> DIRECTIVE
Begin at the top of the records below and return each line exactly through the line with "(3.685in,-3.26in) node (jhs)". Skip pictures.

start RECORDS FOR THIS EXERCISE

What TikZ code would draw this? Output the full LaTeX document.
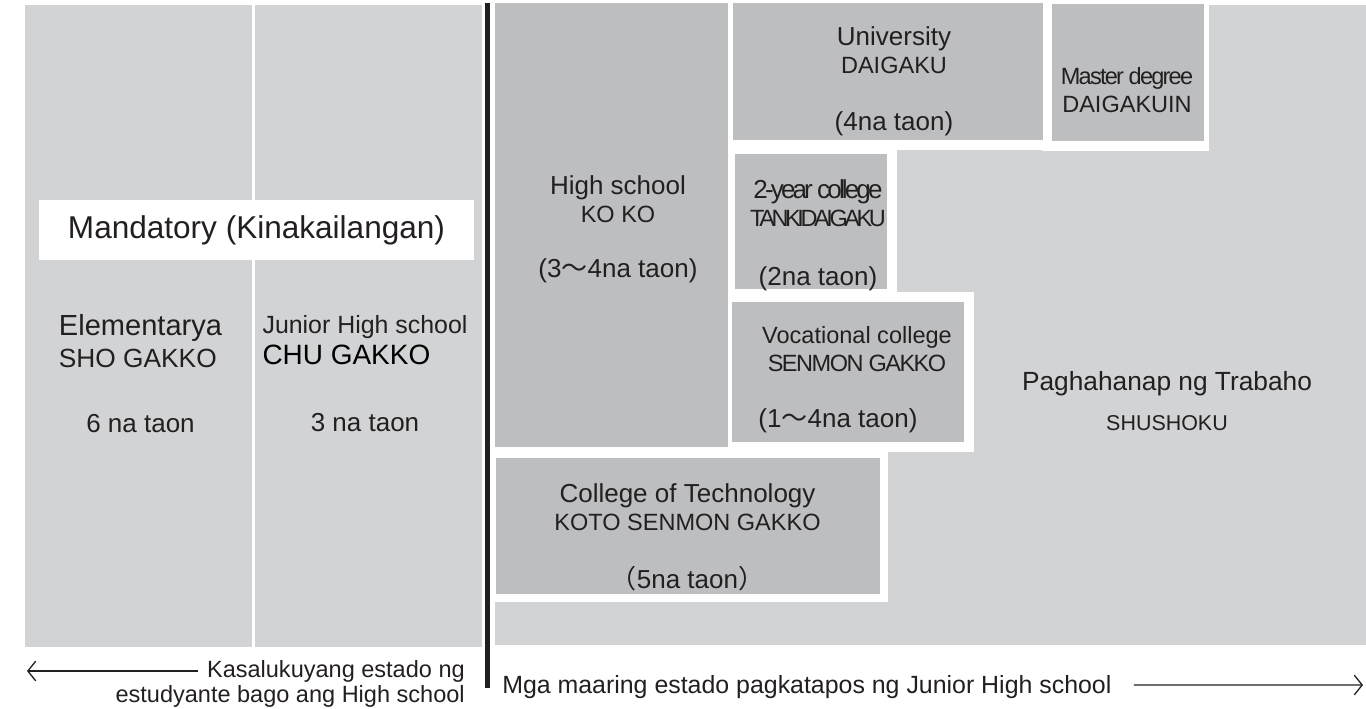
\documentclass[tikz,border=0pt]{standalone}
\usepackage{fontspec}
\setmainfont{Liberation Sans}
\newfontfamily\cjkfont{Noto Sans CJK JP}
\usepackage{tikz}
\usetikzlibrary{arrows.meta,backgrounds}
\tikzset{>={Straight Barb[length=2mm,width=5mm]}}

\definecolor{paleGray}{RGB}{209,211,212}
\definecolor{boxGray}{RGB}{188,190,192}
\definecolor{inkGray}{RGB}{35,31,32}

\newcommand{\fsz}[1]{\fontsize{#1}{20.2pt}\selectfont}
\newcommand{\tight}[1]{\addfontfeatures{LetterSpace=#1}}
\newcommand{\wave}{{\cjkfont ～}}

\tikzset{
  pane/.style={shape=rectangle,fill=paleGray,inner sep=0pt},
  stage/.style={shape=rectangle,fill=boxGray,inner sep=0pt},
  caption/.style={shape=rectangle,inner sep=0pt,align=center,text=inkGray,font=\fsz{18.8pt}},
}

\begin{document}
\begin{tikzpicture}
\useasboundingbox (0in,0in) rectangle (13.66in,-7.09in);

\path (1.385in,-3.26in) node (elem) [pane,minimum width=2.27in,minimum height=6.42in]{};

\path (3.685in,-3.26in) node (jhs) [pane,minimum width=2.27in,minimum height=6.42in]{};

\path (2.565in,-2.30in) node (mand) [shape=rectangle,fill=white,inner sep=0pt,minimum width=4.35in,minimum height=0.6in,text=inkGray,font=\fsz{22.8pt}]{Mandatory (Kinakailangan)};

\path (1.405in,-3.74in) node (elem-t) [caption]{{\fsz{21pt}Elementarya}\\[2.9pt]{\fsz{19pt}\rlap{SHO GAKKO}\phantom{\fsz{21pt}Elementarya}}\\[26.8pt]6 na taon};

\path (3.65in,-3.74in) node (jhs-t) [caption]{{\fsz{18pt}Junior High school}\\[2.2pt]{\fsz{20.2pt}\color{black}\rlap{CHU GAKKO}\phantom{\fsz{18pt}Junior High school}}\\[28.2pt]3 na taon};

\path (6.115in,-2.25in) node (hs) [stage,minimum width=2.33in,minimum height=4.44in]{};

\path (8.88in,-0.715in) node (univ) [stage,minimum width=3.10in,minimum height=1.37in]{};

\path (11.28in,-0.725in) node (grad) [stage,minimum width=1.52in,minimum height=1.37in]{};

\path (8.11in,-2.215in) node (tanki) [stage,minimum width=1.52in,minimum height=1.35in]{};

\path (8.48in,-3.72in) node (senmon) [stage,minimum width=2.32in,minimum height=1.40in]{};

\path (6.88in,-5.26in) node (kosen) [stage,minimum width=3.84in,minimum height=1.36in]{};

\begin{scope}[on background layer]
\path (9.305in,-3.25in) node (job) [pane,minimum width=8.71in,minimum height=6.40in]{};
\fill[white] ([shift={(-0.1in,-0.1in)}]hs.south west) rectangle ([shift={(0.1in,0.1in)}]hs.north east);
\fill[white] ([shift={(-0.1in,-0.1in)}]univ.south west) rectangle ([shift={(0.1in,0.1in)}]univ.north east);
\fill[white] ([shift={(-0.1in,-0.1in)}]grad.south west) rectangle ([shift={(0.05in,0.1in)}]grad.north east);
\fill[white] ([shift={(-0.1in,-0.1in)}]tanki.south west) rectangle ([shift={(0.1in,0.1in)}]tanki.north east);
\fill[white] ([shift={(-0.1in,-0.1in)}]senmon.south west) rectangle ([shift={(0.1in,0.1in)}]senmon.north east);
\fill[white] ([shift={(-0.1in,-0.08in)}]kosen.south west) rectangle ([shift={(0.08in,0.1in)}]kosen.north east);
\end{scope}

\path (6.18in,-2.29in) node (hs-t) [caption]{High school\\{\fsz{17pt}KO KO}\\[19.5pt](3\wave4na taon)};

\path (8.94in,-0.81in) node (univ-t) [caption]{University\\{\fsz{17pt}DAIGAKU}\\[21pt](4na taon)};

\path (11.27in,-0.905in) node (grad-t) [caption]{{\fsz{17pt}\tight{-7.5}Master degree}\\{\fsz{17pt}DAIGAKUIN}};

\path (8.18in,-2.355in) node (tanki-t) [caption]{{\tight{-11}2-year college}\\{\fsz{17pt}\tight{-14.5}TANKIDAIGAKU}\\[22.4pt](2na taon)};

\path (8.57in,-3.795in) node (senmon-t) [caption]{{\fsz{17pt}Vocational college}\\{\fsz{17pt}\tight{-6.4}SENMON GAKKO}\\[20.3pt](1\wave4na taon)\hspace*{0.38in}};

\path (6.875in,-5.37in) node (kosen-t) [caption]{College of Technology\\{\fsz{17pt}KOTO SENMON GAKKO}\\[21.7pt]{\cjkfont （}5na taon{\cjkfont ）}};

\path (11.67in,-4.01in) node (job-t) [caption]{{\fsz{19pt}Paghahanap ng Trabaho}\\[8.7pt]{\fsz{15.5pt}SHUSHOKU}};

\draw[line width=0.05in,inkGray] (4.875in,-0.03in) -- (4.875in,-6.88in);

\path (4.65in,-6.71in) node (now-a) [caption,anchor=east,font=\fsz{17pt}]{Kasalukuyang estado ng};

\path (4.65in,-6.96in) node (now-b) [caption,anchor=east,font=\fsz{17pt}]{estudyante bago ang High school};

\path (5.02in,-6.87in) node (next) [caption,anchor=west,font=\fsz{18pt}]{Mga maaring estado pagkatapos ng Junior High school};

\coordinate (past-end) at (0.27in,-6.71in);
\coordinate (future-end) at (13.63in,-6.85in);

\draw[->,line width=0.013in,inkGray] ([xshift=-0.09in]now-a.west) -- (past-end);
\draw[->,line width=0.013in,inkGray] ([shift={(0.22in,0.02in)}]next.east) -- (future-end);

\end{tikzpicture}
\end{document}
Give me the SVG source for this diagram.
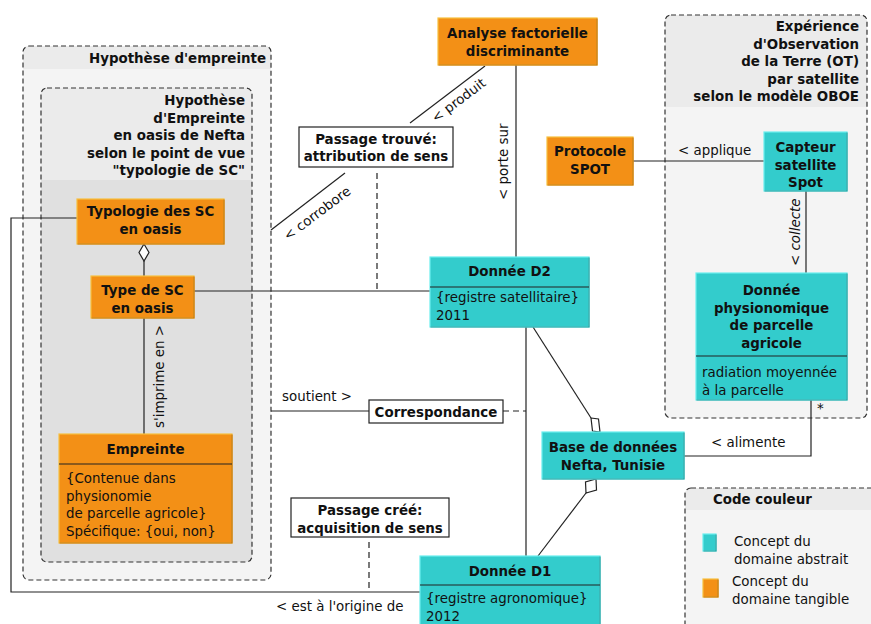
<svg xmlns="http://www.w3.org/2000/svg" width="871" height="624" viewBox="0 0 871 624">
<style>
text{font-family:"DejaVu Sans","Noto Sans",sans-serif;font-size:13.4px;fill:#111}
.b{font-weight:bold}
.m{text-anchor:middle}
.e{text-anchor:end}
.pkgline{fill:none;stroke:#333;stroke-width:1.2;stroke-dasharray:5,3}
.hdr{fill:#ebebeb}
.body{fill:#f4f4f4}
.body2{fill:#e0e0e0}
.or{fill:#f39016;stroke:#f7c040;stroke-width:1.2}
.cy{fill:#33cccc;stroke:#6beeee;stroke-width:1.2}
.ordk{fill:none;stroke:#c4740c;stroke-width:1.2}
.cydk{fill:none;stroke:#2a9d9d;stroke-width:1.2}
.wb{fill:#fff;stroke:#222;stroke-width:1.2}
.ln{fill:none;stroke:#222;stroke-width:1.2}
.dl{fill:none;stroke:#222;stroke-width:1.2;stroke-dasharray:6,4}
.sep{stroke:#222;stroke-width:1.2}
.dia{fill:#fff;stroke:#222;stroke-width:1.2}
</style>

<g id="pkg-hypothese-empreinte">
<rect x="23" y="46" width="248" height="534" rx="6" class="body"/>
<path d="M23,69 V52 Q23,46 29,46 H265 Q271,46 271,52 V69 Z" class="hdr"/>
<rect x="23" y="46" width="248" height="534" rx="6" class="pkgline"/>
<text x="266" y="63" class="b e">Hypothèse d'empreinte</text>
</g>

<g id="pkg-hypothese-nefta">
<rect x="41" y="88" width="211" height="474" rx="6" class="body2"/>
<path d="M41,180 V94 Q41,88 47,88 H246 Q252,88 252,94 V180 Z" class="hdr"/>
<rect x="41" y="88" width="211" height="474" rx="6" class="pkgline"/>
<text x="245" y="105" class="b e">Hypothèse</text>
<text x="245" y="122.5" class="b e">d'Empreinte</text>
<text x="245" y="140" class="b e">en oasis de Nefta</text>
<text x="245" y="157.5" class="b e">selon le point de vue</text>
<text x="245" y="175" class="b e">"typologie de SC"</text>
</g>

<g id="pkg-experience-ot">
<rect x="665" y="15" width="202" height="403" rx="6" class="body"/>
<path d="M665,107 V21 Q665,15 671,15 H861 Q867,15 867,21 V107 Z" class="hdr"/>
<rect x="665" y="15" width="202" height="403" rx="6" class="pkgline"/>
<text x="859" y="31" class="b e">Expérience</text>
<text x="859" y="48.5" class="b e">d'Observation</text>
<text x="859" y="66" class="b e">de la Terre (OT)</text>
<text x="859" y="83.5" class="b e">par satellite</text>
<text x="859" y="101" class="b e">selon le modèle OBOE</text>
</g>

<g id="connectors">
<polyline points="77,218 11,218 11,592 420,592" class="ln"/>
<text x="276" y="611">&lt; est à l'origine de</text>
<line x1="144" y1="261" x2="144" y2="276" class="ln"/>
<path d="M144,244 L149,252.5 L144,261 L139,252.5 Z" class="dia"/>
<line x1="144" y1="318" x2="144" y2="434" class="ln"/>
<text transform="translate(164,428) rotate(-90)">s'imprime en &gt;</text>
<line x1="194" y1="291" x2="430" y2="291" class="ln"/>
<line x1="516" y1="65" x2="516" y2="257" class="ln"/>
<text transform="translate(508,200) rotate(-90)">&lt; porte sur</text>
<line x1="485" y1="66" x2="410" y2="123" class="ln"/>
<text transform="translate(436,123) rotate(-37)">&lt; produit</text>
<line x1="345" y1="173" x2="271" y2="230" class="ln"/>
<text transform="translate(288,241) rotate(-37)">&lt; corrobore</text>
<line x1="377" y1="173" x2="377" y2="291" class="dl"/>
<line x1="271" y1="411" x2="369" y2="411" class="ln"/>
<text x="282" y="401">soutient &gt;</text>
<line x1="503" y1="411" x2="526" y2="411" class="dl"/>
<line x1="526" y1="327" x2="526" y2="556" class="ln"/>
<line x1="533" y1="327" x2="591" y2="418" class="ln"/>
<path d="M591,418 L598.5,419 L600,432 L592.5,431 Z" class="dia"/>
<line x1="586" y1="493" x2="538" y2="556" class="ln"/>
<path d="M596,479 L596.5,490 L586,493 L585.5,482 Z" class="dia"/>
<polyline points="684,456 811,456 811,400" class="ln"/>
<text x="711" y="447">&lt; alimente</text>
<text x="817" y="413">*</text>
<line x1="633" y1="161" x2="764" y2="161" class="ln"/>
<text x="678" y="155">&lt; applique</text>
<line x1="806" y1="191" x2="806" y2="273" class="ln"/>
<text transform="translate(800,266) rotate(-90)" font-style="italic">&lt; collecte</text>
<line x1="369" y1="542" x2="369" y2="592" class="dl"/>
</g>

<g id="node-typologie">
<rect x="77" y="199" width="147" height="45" class="or"/>
<polyline points="77.5,244 224,244 224,199.5" class="ordk"/>
<text x="150.5" y="216" class="b m">Typologie des SC</text>
<text x="150.5" y="234" class="b m">en oasis</text>
</g>

<g id="node-type-sc">
<rect x="91" y="276" width="103" height="42" class="or"/>
<polyline points="91.5,318 194,318 194,276.5" class="ordk"/>
<text x="142.5" y="295" class="b m">Type de SC</text>
<text x="142.5" y="312.5" class="b m">en oasis</text>
</g>

<g id="node-empreinte">
<rect x="59" y="434" width="173" height="109" class="or"/>
<polyline points="59.5,543 232,543 232,434.5" class="ordk"/>
<text x="145.5" y="454" class="b m">Empreinte</text>
<line x1="59" y1="464" x2="232" y2="464" class="sep"/>
<text x="66" y="483">{Contenue dans</text>
<text x="66" y="500.5">physionomie</text>
<text x="66" y="518">de parcelle agricole}</text>
<text x="66" y="535.5">Spécifique: {oui, non}</text>
</g>

<g id="node-analyse">
<rect x="438" y="18" width="159" height="47" class="or"/>
<polyline points="438.5,65 597,65 597,18.5" class="ordk"/>
<text x="517.5" y="38" class="b m">Analyse factorielle</text>
<text x="517.5" y="55.5" class="b m">discriminante</text>
</g>

<g id="node-passage-trouve">
<rect x="299" y="127" width="154" height="40" class="wb"/>
<text x="376" y="144" class="b m">Passage trouvé:</text>
<text x="376" y="161" class="b m">attribution de sens</text>
</g>

<g id="node-protocole">
<rect x="547" y="137" width="86" height="48" class="or"/>
<polyline points="547.5,185 633,185 633,137.5" class="ordk"/>
<text x="590" y="156" class="b m">Protocole</text>
<text x="590" y="173.5" class="b m">SPOT</text>
</g>

<g id="node-capteur">
<rect x="764" y="132" width="83" height="59" class="cy"/>
<polyline points="764.5,191 847,191 847,132.5" class="cydk"/>
<text x="805.5" y="152" class="b m">Capteur</text>
<text x="805.5" y="169.5" class="b m">satellite</text>
<text x="805.5" y="187" class="b m">Spot</text>
</g>

<g id="node-d2">
<rect x="430" y="257" width="159" height="70" class="cy"/>
<polyline points="430.5,327 589,327 589,257.5" class="cydk"/>
<text x="509.5" y="276" class="b m">Donnée D2</text>
<line x1="430" y1="287" x2="589" y2="287" class="sep"/>
<text x="436" y="302">{registre satellitaire}</text>
<text x="436" y="319.5">2011</text>
</g>

<g id="node-physionomique">
<rect x="696" y="273" width="151" height="127" class="cy"/>
<polyline points="696.5,400 847,400 847,273.5" class="cydk"/>
<text x="771.5" y="295" class="b m">Donnée</text>
<text x="771.5" y="312.5" class="b m">physionomique</text>
<text x="771.5" y="330" class="b m">de parcelle</text>
<text x="771.5" y="347.5" class="b m">agricole</text>
<line x1="696" y1="356" x2="847" y2="356" class="sep"/>
<text x="702" y="377">radiation moyennée</text>
<text x="702" y="394.5">à la parcelle</text>
</g>

<g id="node-correspondance">
<rect x="369" y="400" width="134" height="23" class="wb"/>
<text x="436" y="417" class="b m">Correspondance</text>
</g>

<g id="node-base">
<rect x="542" y="432" width="142" height="47" class="cy"/>
<polyline points="542.5,479 684,479 684,432.5" class="cydk"/>
<text x="613" y="452" class="b m">Base de données</text>
<text x="613" y="469.5" class="b m">Nefta, Tunisie</text>
</g>

<g id="node-passage-cree">
<rect x="291" y="498" width="158" height="39" class="wb"/>
<text x="370" y="515" class="b m">Passage créé:</text>
<text x="370" y="532.5" class="b m">acquisition de sens</text>
</g>

<g id="node-d1">
<rect x="420" y="556" width="180" height="80" class="cy"/>
<polyline points="420.5,636 600,636 600,556.5" class="cydk"/>
<text x="510" y="576" class="b m">Donnée D1</text>
<line x1="420" y1="585" x2="600" y2="585" class="sep"/>
<text x="426" y="603">{registre agronomique}</text>
<text x="426" y="620.5">2012</text>
</g>

<g id="legend">
<rect x="685" y="488" width="200" height="160" rx="6" class="body"/>
<path d="M685,510 V494 Q685,488 691,488 H885 V510 Z" class="hdr"/>
<rect x="685" y="488" width="200" height="160" rx="6" class="pkgline"/>
<text x="713" y="504" class="b">Code couleur</text>
<rect x="703" y="534" width="13" height="17" class="cy"/>
<polyline points="703.5,551 716,551 716,534.5" class="cydk"/>
<text x="734" y="546">Concept du</text>
<text x="734" y="563.5">domaine abstrait</text>
<rect x="703" y="579" width="15" height="18" class="or"/>
<polyline points="703.5,597 718,597 718,579.5" class="ordk"/>
<text x="732" y="586">Concept du</text>
<text x="732" y="603.5">domaine tangible</text>
</g>
</svg>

end RECORDS FOR THIS EXERCISE

> WRITTEN SOLUTION
What TikZ code would draw this? Output the full LaTeX document.
\documentclass[tikz,border=0pt]{standalone}
\usepackage{fontspec}
\setmainfont{Liberation Sans}
\newfontfamily\cjkfont{Noto Sans CJK JP}
\usepackage{tikz}
\usetikzlibrary{arrows.meta,backgrounds}
\tikzset{>={Straight Barb[length=2mm,width=5mm]}}

\definecolor{paleGray}{RGB}{209,211,212}
\definecolor{boxGray}{RGB}{188,190,192}
\definecolor{inkGray}{RGB}{35,31,32}

\newcommand{\fsz}[1]{\fontsize{#1}{20.2pt}\selectfont}
\newcommand{\tight}[1]{\addfontfeatures{LetterSpace=#1}}
\newcommand{\wave}{{\cjkfont ～}}

\tikzset{
  pane/.style={shape=rectangle,fill=paleGray,inner sep=0pt},
  stage/.style={shape=rectangle,fill=boxGray,inner sep=0pt},
  caption/.style={shape=rectangle,inner sep=0pt,align=center,text=inkGray,font=\fsz{18.8pt}},
}

\begin{document}
\begin{tikzpicture}
\useasboundingbox (0in,0in) rectangle (13.66in,-7.09in);

\path (1.385in,-3.26in) node (elem) [pane,minimum width=2.27in,minimum height=6.42in]{};

\path (3.685in,-3.26in) node (jhs) [pane,minimum width=2.27in,minimum height=6.42in]{};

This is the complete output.